Исходя из этой логики, Лужкова и Шаймиева как политиков стали хоронить сразу после победы Путина на своих первых президентских выборах. Их хоронили, когда началась первая фаза федеральной реформы (реформа Совета Федерации). Их хоронили в 2004 году после парламентских и президентских выборов, потом в начале 2005 года, когда началась вторая фаза федеральной реформы (отмена выборов губернаторов). Потом — уже по самым разным поводам. Например, когда жена Лужкова начала продавать контролируемые ей активы в стройиндустрии и скупать акции Сбербанка и «Газпрома». Или когда, как показалось наблюдателям, стала разбегаться команда Лужкова: сначала руководить Нижегородской областью ушел вице-мэр Валерий Шанцев, потом близкий к московскому мэру вице-спикер Госдумы Георгий Боос стал калининградским губернатором, а заместитель Лужкова Михаил Мень — ивановским. (В это же время ходили уверенные слухи о скорой отставке Шаймиева в связи с назначением мэра Казани Камиля Исхакова полпредом президента в Дальневосточном округе.) Не стал исключением и прошлый год. Весной и летом разговоры об отставке Лужкова, чей срок полномочий истекал, и Шаймиева, который долго добивался от Москвы договора о разграничении полномочий, велись с небывалой убедительностью. И даже из Кремля шли очевидные намеки на скорые отставки. Но в отставку никого из двух долгожителей так и не отправили.
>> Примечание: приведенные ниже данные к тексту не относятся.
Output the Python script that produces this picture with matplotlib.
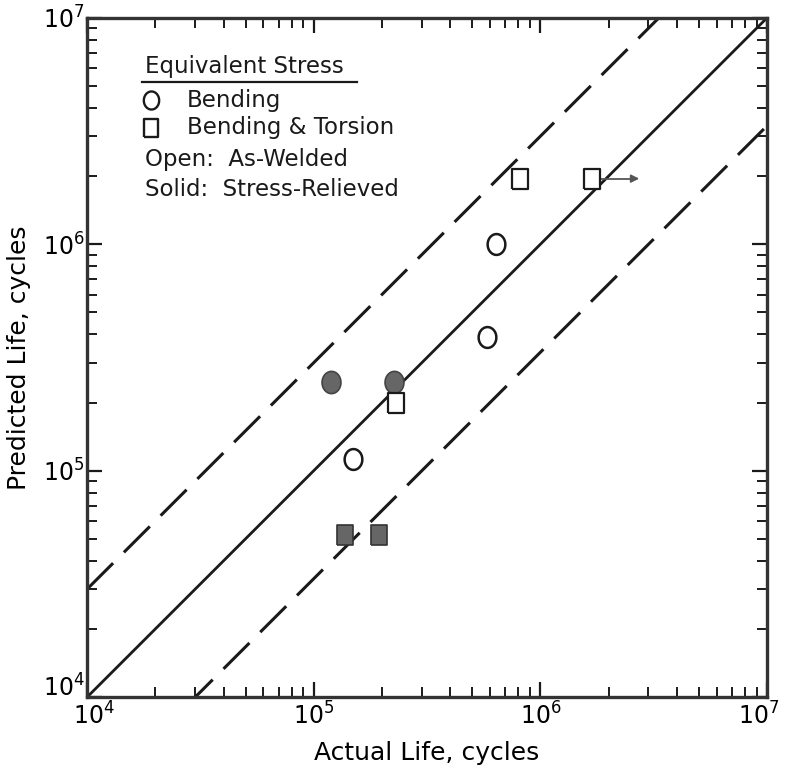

На самом деле Лужков и Шаймиев, создавшие и возглавляющие замкнутые и почти непроницаемые извне системы власти, контролирующие всю экономическую и политическую жизнь у себя в регионах, — краеугольный камень властной вертикали. Идея вертикали — контроль, а такие региональные начальники обеспечивают и предсказуемые результаты голосования на выборах, и отсутствие каких-либо политических бурь в своих регионах. Кроме того, главные страхи федеральной политической элиты — «майдан» в столице и распад страны по национальным границам. Лужков, управляющий столицей, и Шаймиев, президент крупнейшей национальной республики в России, служат лекарством от этих страхов.
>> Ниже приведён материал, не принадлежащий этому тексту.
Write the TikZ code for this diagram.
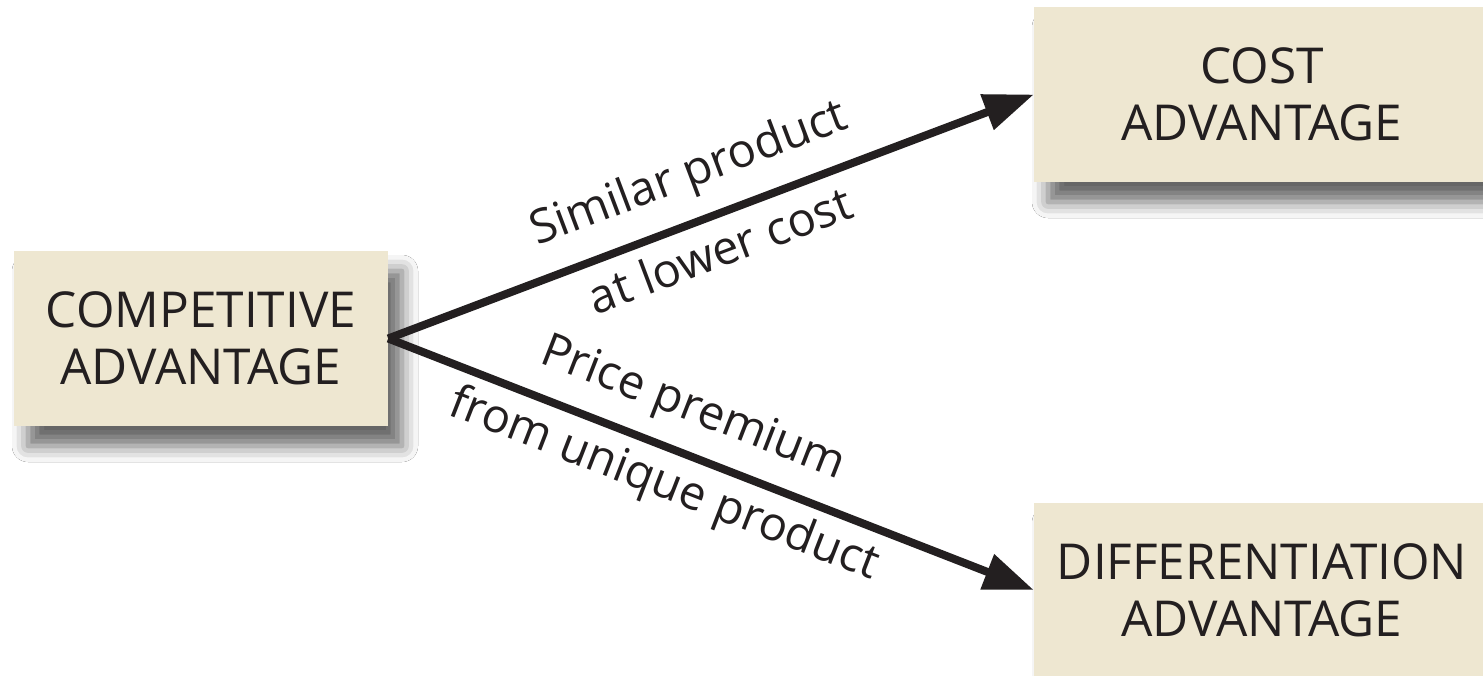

Лужков и Шаймиев — только наиболее яркие примеры. В России есть и другие губернаторы, чья несменяемость определяется тем, что они жестко контролируют свои регионы. У того же Муртазы Рахимова центр может отнимать привлекательные активы, но при этом не торопится снимать с должности его самого. В число неприкасаемых очевидно входит и Рамзан Кадыров.
Самыми верными хранителями вертикали власти в связке центр-регионы оказываются как раз те губернаторы, которые славятся наиболее авторитарным стилем правления. «Региональные бароны» получились куда более устойчивым и способным к адаптации явлением российской политики, чем это казалось восемь лет назад.